◆ Objective:
Copy the data precisely, character for character, and leave out every picture.

◆ Data segment:
## BEGIN

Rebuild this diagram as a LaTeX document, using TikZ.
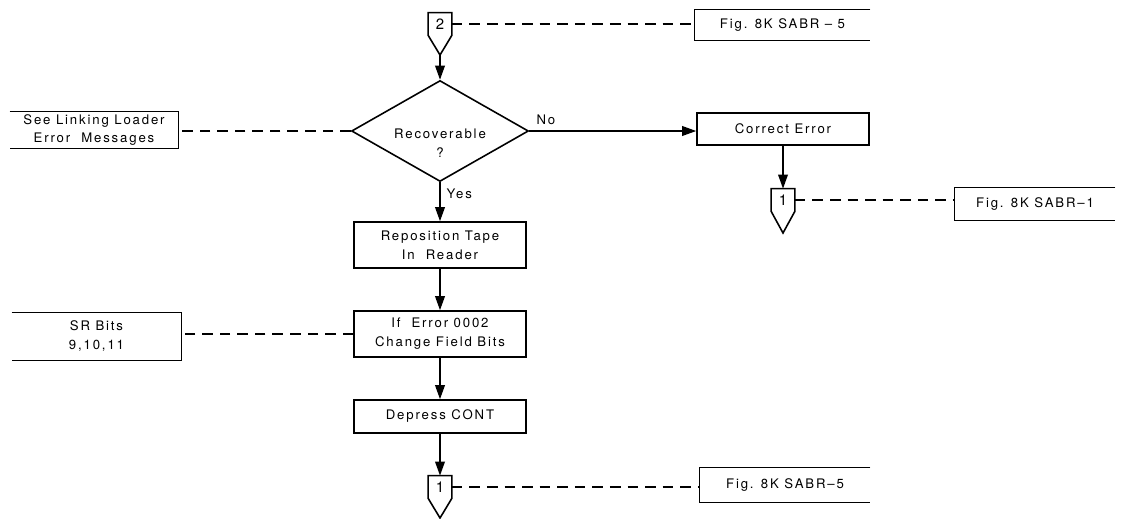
\documentclass[tikz,border=0pt]{standalone}
\usepackage{fontspec}
\setmainfont{TeX Gyre Heros}[LetterSpace=14]
\usetikzlibrary{arrows.meta,shapes.geometric}
\def\procnode{\node[draw,line width=0.9pt,minimum width=3.44cm,align=center,inner sep=0pt]}
\def\pagenode{\node[minimum width=0.46cm,minimum height=0.44cm,inner sep=0pt,font=\fontsize{8.5}{10}\selectfont]}
\def\notenode{\node[align=center,inner sep=0pt]}
\def\drawflow{\draw[line width=0.9pt,-{Triangle[length=8pt,width=5.5pt]}]}
\def\drawnote{\draw[line width=0.6pt,dash pattern=on 6pt off 4pt]}
\def\drawbox{\draw[line width=0.9pt]}

\begin{document}
\begin{tikzpicture}[x=0.02cm,y=-0.02cm,font=\fontsize{7.5}{10.8}\selectfont]
\useasboundingbox (0,0) rectangle (1125,518);
\pagenode (ctwo) at (440,24) {2};
\coordinate (ctwotip) at (440,55);
\drawbox (ctwo.south west) -- (ctwo.north west) -- (ctwo.north east) -- (ctwo.south east) -- (ctwotip) -- cycle;
\notenode[minimum width=3.5cm,minimum height=0.6cm] (figtop) at (782.5,25) {Fig. 8K SABR -- 5};
\drawbox (figtop.north east) -- (figtop.north west) -- (figtop.south west) -- (figtop.south east);
\drawnote (ctwo.east) -- (ctwo.east -| figtop.west);
\node[diamond,draw,line width=0.9pt,minimum width=3.54cm,minimum height=2.02cm,inner sep=0pt] (recov) at (440,131) {};
\node[align=center] (recovtext) at (440,143) {Recoverable\\?};
\drawflow (ctwotip) -- (recov.north);
\notenode[minimum width=3.36cm,minimum height=0.72cm] (seell) at (94,130) {See Linking Loader\\Error\ \ Messages};
\drawbox (seell.north west) -- (seell.north east) -- (seell.south east) -- (seell.south west);
\drawnote (recov.west) -- (recov.west -| seell.east);
\procnode[minimum height=0.64cm] (correct) at (783,129) {Correct Error};
\drawflow (recov.east) -- node[above,pos=0.1] {No} (recov.east -| correct.west);
\pagenode (cone) at (783,200) {1};
\coordinate (conetip) at (783,233);
\drawbox (cone.south west) -- (cone.north west) -- (cone.north east) -- (cone.south east) -- (conetip) -- cycle;
\drawflow (correct.south) -- (cone.north);
\notenode[minimum width=3.2cm,minimum height=0.64cm] (figone) at (1035,204) {Fig. 8K SABR--1};
\drawbox (figone.north east) -- (figone.north west) -- (figone.south west) -- (figone.south east);
\drawnote (cone.east) -- (cone.east -| figone.west);
\procnode[minimum height=0.92cm] (repo) at (440,245) {Reposition Tape\\In\ \ Reader};
\drawflow (recov.south) -- node[right,pos=0.3] {Yes} (repo.north);
\procnode[minimum height=0.92cm] (iferr) at (440,334) {If\ \ Error 0002\\Change Field Bits};
\drawflow (repo.south) -- (iferr.north);
\notenode[minimum width=3.38cm,minimum height=0.94cm] (srbits) at (96.5,336.5) {SR Bits\\9,10,11};
\drawbox (srbits.north west) -- (srbits.north east) -- (srbits.south east) -- (srbits.south west);
\drawnote (iferr.west) -- (iferr.west -| srbits.east);
\procnode[minimum height=0.66cm] (depress) at (440,416.5) {Depress CONT};
\drawflow (iferr.south) -- (depress.north);
\pagenode (cthree) at (440,487) {1};
\coordinate (cthreetip) at (440,518);
\drawbox (cthree.south west) -- (cthree.north west) -- (cthree.north east) -- (cthree.south east) -- (cthreetip) -- cycle;
\drawflow (depress.south) -- (cthree.north);
\notenode[minimum width=3.4cm,minimum height=0.68cm] (figbot) at (785,485) {Fig. 8K SABR--5};
\drawbox (figbot.north east) -- (figbot.north west) -- (figbot.south west) -- (figbot.south east);
\drawnote (cthree.east) -- (cthree.east -| figbot.west);
\end{tikzpicture}
\end{document}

## END

◆ Task solution:
Rebuild this diagram as a LaTeX document, using TikZ.
\documentclass[tikz,border=0pt]{standalone}
\usepackage{fontspec}
\setmainfont{TeX Gyre Heros}[LetterSpace=14]
\usetikzlibrary{arrows.meta,shapes.geometric}
\def\procnode{\node[draw,line width=0.9pt,minimum width=3.44cm,align=center,inner sep=0pt]}
\def\pagenode{\node[minimum width=0.46cm,minimum height=0.44cm,inner sep=0pt,font=\fontsize{8.5}{10}\selectfont]}
\def\notenode{\node[align=center,inner sep=0pt]}
\def\drawflow{\draw[line width=0.9pt,-{Triangle[length=8pt,width=5.5pt]}]}
\def\drawnote{\draw[line width=0.6pt,dash pattern=on 6pt off 4pt]}
\def\drawbox{\draw[line width=0.9pt]}

\begin{document}
\begin{tikzpicture}[x=0.02cm,y=-0.02cm,font=\fontsize{7.5}{10.8}\selectfont]
\useasboundingbox (0,0) rectangle (1125,518);
\pagenode (ctwo) at (440,24) {2};
\coordinate (ctwotip) at (440,55);
\drawbox (ctwo.south west) -- (ctwo.north west) -- (ctwo.north east) -- (ctwo.south east) -- (ctwotip) -- cycle;
\notenode[minimum width=3.5cm,minimum height=0.6cm] (figtop) at (782.5,25) {Fig. 8K SABR -- 5};
\drawbox (figtop.north east) -- (figtop.north west) -- (figtop.south west) -- (figtop.south east);
\drawnote (ctwo.east) -- (ctwo.east -| figtop.west);
\node[diamond,draw,line width=0.9pt,minimum width=3.54cm,minimum height=2.02cm,inner sep=0pt] (recov) at (440,131) {};
\node[align=center] (recovtext) at (440,143) {Recoverable\\?};
\drawflow (ctwotip) -- (recov.north);
\notenode[minimum width=3.36cm,minimum height=0.72cm] (seell) at (94,130) {See Linking Loader\\Error\ \ Messages};
\drawbox (seell.north west) -- (seell.north east) -- (seell.south east) -- (seell.south west);
\drawnote (recov.west) -- (recov.west -| seell.east);
\procnode[minimum height=0.64cm] (correct) at (783,129) {Correct Error};
\drawflow (recov.east) -- node[above,pos=0.1] {No} (recov.east -| correct.west);
\pagenode (cone) at (783,200) {1};
\coordinate (conetip) at (783,233);
\drawbox (cone.south west) -- (cone.north west) -- (cone.north east) -- (cone.south east) -- (conetip) -- cycle;
\drawflow (correct.south) -- (cone.north);
\notenode[minimum width=3.2cm,minimum height=0.64cm] (figone) at (1035,204) {Fig. 8K SABR--1};
\drawbox (figone.north east) -- (figone.north west) -- (figone.south west) -- (figone.south east);
\drawnote (cone.east) -- (cone.east -| figone.west);
\procnode[minimum height=0.92cm] (repo) at (440,245) {Reposition Tape\\In\ \ Reader};
\drawflow (recov.south) -- node[right,pos=0.3] {Yes} (repo.north);
\procnode[minimum height=0.92cm] (iferr) at (440,334) {If\ \ Error 0002\\Change Field Bits};
\drawflow (repo.south) -- (iferr.north);
\notenode[minimum width=3.38cm,minimum height=0.94cm] (srbits) at (96.5,336.5) {SR Bits\\9,10,11};
\drawbox (srbits.north west) -- (srbits.north east) -- (srbits.south east) -- (srbits.south west);
\drawnote (iferr.west) -- (iferr.west -| srbits.east);
\procnode[minimum height=0.66cm] (depress) at (440,416.5) {Depress CONT};
\drawflow (iferr.south) -- (depress.north);
\pagenode (cthree) at (440,487) {1};
\coordinate (cthreetip) at (440,518);
\drawbox (cthree.south west) -- (cthree.north west) -- (cthree.north east) -- (cthree.south east) -- (cthreetip) -- cycle;
\drawflow (depress.south) -- (cthree.north);
\notenode[minimum width=3.4cm,minimum height=0.68cm] (figbot) at (785,485) {Fig. 8K SABR--5};
\drawbox (figbot.north east) -- (figbot.north west) -- (figbot.south west) -- (figbot.south east);
\drawnote (cthree.east) -- (cthree.east -| figbot.west);
\end{tikzpicture}
\end{document}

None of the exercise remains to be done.